Il peignit alors avec frénésie d'autres oeuvres percutantes, telles L'Intrigue, Squelettes se disputant un hareng saur ou encore Masques raillant la mort, toutes teintées d'un humour terriblement macabre encore plus exacerbé dans L'Entrée du Christ à Bruxelles, donnée pour être sa meilleure œuvre, mais que le Musée Getty de Malibu n'a pas voulu prêter au musée d'Orsay.
A une époque où la peinture avait tourné le dos à l'académisme pour se laisser embarquer dans une étonnante révolution à travers l'Impressionnisme et d'autres genres qui par la suite firent long feu comme le Divisionnisme, les Nabis ou le symbolisme, Ensor resta incompris et surtout raillé quand bien même il eut le grand mérite de revisiter la peinture flamande avec une audace inouie en allant ressusciter l'esprit de Jérôme Bosch ou de Bruegel.
Faisant fi des critiques, il continua à travailler en solitaire dans son atelier en produisant des oeuvres satiriques qui furent autant de réquisitoires rageurs contre la société de son temps, des toiles hautement colorées qui firent de lui un pionnier du Fauvisme.
Sa verve créatrice dura jusqu'en 1900 puis, probablement fatigué de lutter contre les moulins à la manière d'un Don Quichotte, il se laissa aller à créer des oeuvres répétitives sans se renouveler. Bizarrement, ce fut à partir du moment où il peignait des toiles stéréotypées que le peintre sortit enfin de l'anonymat en faisant subitement l'objet d'expositions et de la parution d'ouvrages le concernant. La gloire lui tendit enfin les bras au point que devenu le peintre préféré des Belges, il fut fait baron en 1929 par le roi Albert. Par contrecoup, Ensor cessa alors de peindre et à passer le temps qui lui restait à vivre à recevoir des admirateurs ou à jouer de la musique dans son atelier.

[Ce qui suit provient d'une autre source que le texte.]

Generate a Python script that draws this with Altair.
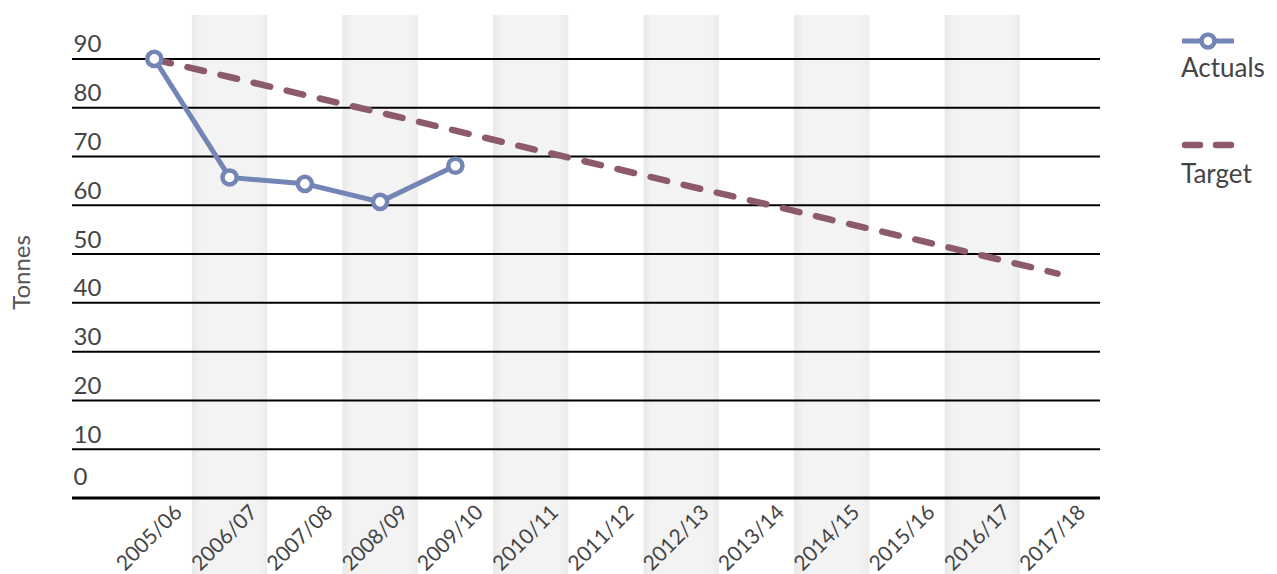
import altair as alt
import pandas as pd

categories = ["2005/06", "2006/07", "2007/08", "2008/09", "2009/10", "2010/11", "2011/12",
              "2012/13", "2013/14", "2014/15", "2015/16", "2016/17", "2017/18"]
actual_years = ["2005/06", "2006/07", "2007/08", "2008/09", "2009/10"]
actual_values = [90.0, 65.7, 64.4, 60.7, 68.1]
target_values = [89.9, 86.3, 82.6, 79.0, 75.3, 71.6, 68.0, 64.3, 60.7, 57.0, 53.4, 49.7, 46.0]
y_ticks = [0, 10, 20, 30, 40, 50, 60, 70, 80, 90]
series_names = ["Actuals", "Target"]

FONT = "Lato"
TEXT = "#444444"
BLUE = "#7385b5"
MAUVE = "#8c5a6c"
W, H = 1028, 483

actual_df = pd.DataFrame({"year": actual_years, "value": actual_values})
target_df = pd.DataFrame({"year": categories, "value": target_values})
shade_df = pd.DataFrame({"year": categories[1::2]})
grid_df = pd.DataFrame({"v": [t for t in y_ticks if t != 0]})
base_df = pd.DataFrame({"v": [y_ticks[0]]})

xscale = alt.Scale(domain=categories, paddingInner=0, paddingOuter=0.3286, align=0.903)
yscale = alt.Scale(domain=[0, 99], nice=False)

x_axis = alt.Axis(title=None, labelAngle=-45, labelAlign="right", labelBaseline="top",
                  labelPadding=3, labelOffset=17, ticks=False, domain=False, grid=False,
                  labelFont=FONT, labelFontSize=21, labelColor=TEXT, zindex=1)
y_axis = alt.Axis(values=y_ticks, title="Tonnes", ticks=False, domain=False, grid=False,
                  labelAlign="left", labelPadding=-1, labelBaseline="alphabetic",
                  labelOffset={"condition": {"test": "datum.value === 0", "value": -14},
                               "value": -7},
                  labelFont=FONT, labelFontSize=24, labelColor=TEXT,
                  titleAngle=270, titleX=-43, titleY=257, titleAlign="center",
                  titleBaseline="alphabetic", titleFont=FONT, titleFontSize=24,
                  titleFontWeight="normal", titleColor="#555555", zindex=1)

band_grad = alt.LinearGradient(
    gradient="linear",
    stops=[alt.GradientStop(color="#e8e8e8", offset=0),
           alt.GradientStop(color="#f3f3f3", offset=0.12),
           alt.GradientStop(color="#f3f3f3", offset=0.88),
           alt.GradientStop(color="#ebebeb", offset=1)],
    x1=0, x2=1, y1=0, y2=0)

bands = alt.Chart(shade_df).mark_rect(color=band_grad).encode(
    x=alt.X("year:N", scale=xscale, axis=x_axis, sort=categories),
    y=alt.value(0), y2=alt.value(H + 90))

grid = alt.Chart(grid_df).mark_rule(color="#000000", strokeWidth=2).encode(
    y=alt.Y("v:Q", scale=yscale, axis=y_axis), x=alt.value(0), x2=alt.value(W))
base = alt.Chart(base_df).mark_rule(color="#000000", strokeWidth=3).encode(
    y=alt.Y("v:Q", scale=yscale), x=alt.value(0), x2=alt.value(W))

target = alt.Chart(target_df).mark_line(color=MAUVE, strokeWidth=6.5, strokeDash=[17, 17],
                                        strokeCap="round").encode(
    x=alt.X("year:N", scale=xscale, sort=categories),
    y=alt.Y("value:Q", scale=yscale))

actual_line = alt.Chart(actual_df).mark_line(color=BLUE, strokeWidth=5).encode(
    x=alt.X("year:N", scale=xscale, sort=categories),
    y=alt.Y("value:Q", scale=yscale))
actual_pts = alt.Chart(actual_df).mark_point(shape="circle", filled=True, fill="#ffffff",
                                             stroke=BLUE, strokeWidth=4.5, size=200,
                                             opacity=1).encode(
    x=alt.X("year:N", scale=xscale, sort=categories),
    y=alt.Y("value:Q", scale=yscale))

# legend
leg_a = pd.DataFrame({"s": [series_names[0]]})
leg_t = pd.DataFrame({"s": [series_names[1]]})
la_line = alt.Chart(leg_a).mark_rule(color=BLUE, strokeWidth=5).encode(
    x=alt.value(1110), x2=alt.value(1162), y=alt.value(26))
la_pt = alt.Chart(leg_a).mark_point(shape="circle", filled=True, fill="#ffffff", stroke=BLUE,
                                    strokeWidth=4.5, size=170, opacity=1).encode(
    x=alt.value(1136), y=alt.value(26))
la_txt = alt.Chart(leg_a).mark_text(align="left", baseline="alphabetic", font=FONT,
                                    fontSize=26, color=TEXT).encode(
    x=alt.value(1109), y=alt.value(62), text="s:N")
lt_line = alt.Chart(leg_t).mark_rule(color=MAUVE, strokeWidth=6.5, strokeDash=[15, 16],
                                     strokeCap="round").encode(
    x=alt.value(1113), x2=alt.value(1160), y=alt.value(130))
lt_txt = alt.Chart(leg_t).mark_text(align="left", baseline="alphabetic", font=FONT,
                                    fontSize=26, color=TEXT).encode(
    x=alt.value(1109), y=alt.value(168), text="s:N")

chart = alt.layer(bands, grid, base, target, actual_line, actual_pts,
                  la_line, la_pt, la_txt, lt_line, lt_txt).properties(
    width=W, height=H,
    background="#ffffff",
    autosize=alt.AutoSizeParams(type="none"),
    padding={"left": 64, "top": 7, "right": 169, "bottom": 80},
).configure_view(stroke=None)

chart.save("out.html", embed_options={"renderer": "svg", "actions": False})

Ensor exerça une profonde influence sur nombre d'artistes en Belgique et à l'étranger, notamment parmi les peintres expressionnistes allemands tandis que son succès ne manqua pas de se vérifier plus tard sur le marché de l'art et ce, dès la fin des années 1970 lorsque sa cote se mit à grimper inexorablement.
Devenu une légende vivante à la fin de sa vie, Ensor ne resta pas insensible aux honneurs en ayant la satisfaction d'avoir eu raison envers et contre tout de persévérer dans la voie qu'il s'était fixé pour recueillir finalement les lauriers d'une croisade mené durant plus de 30 ans en solitaire.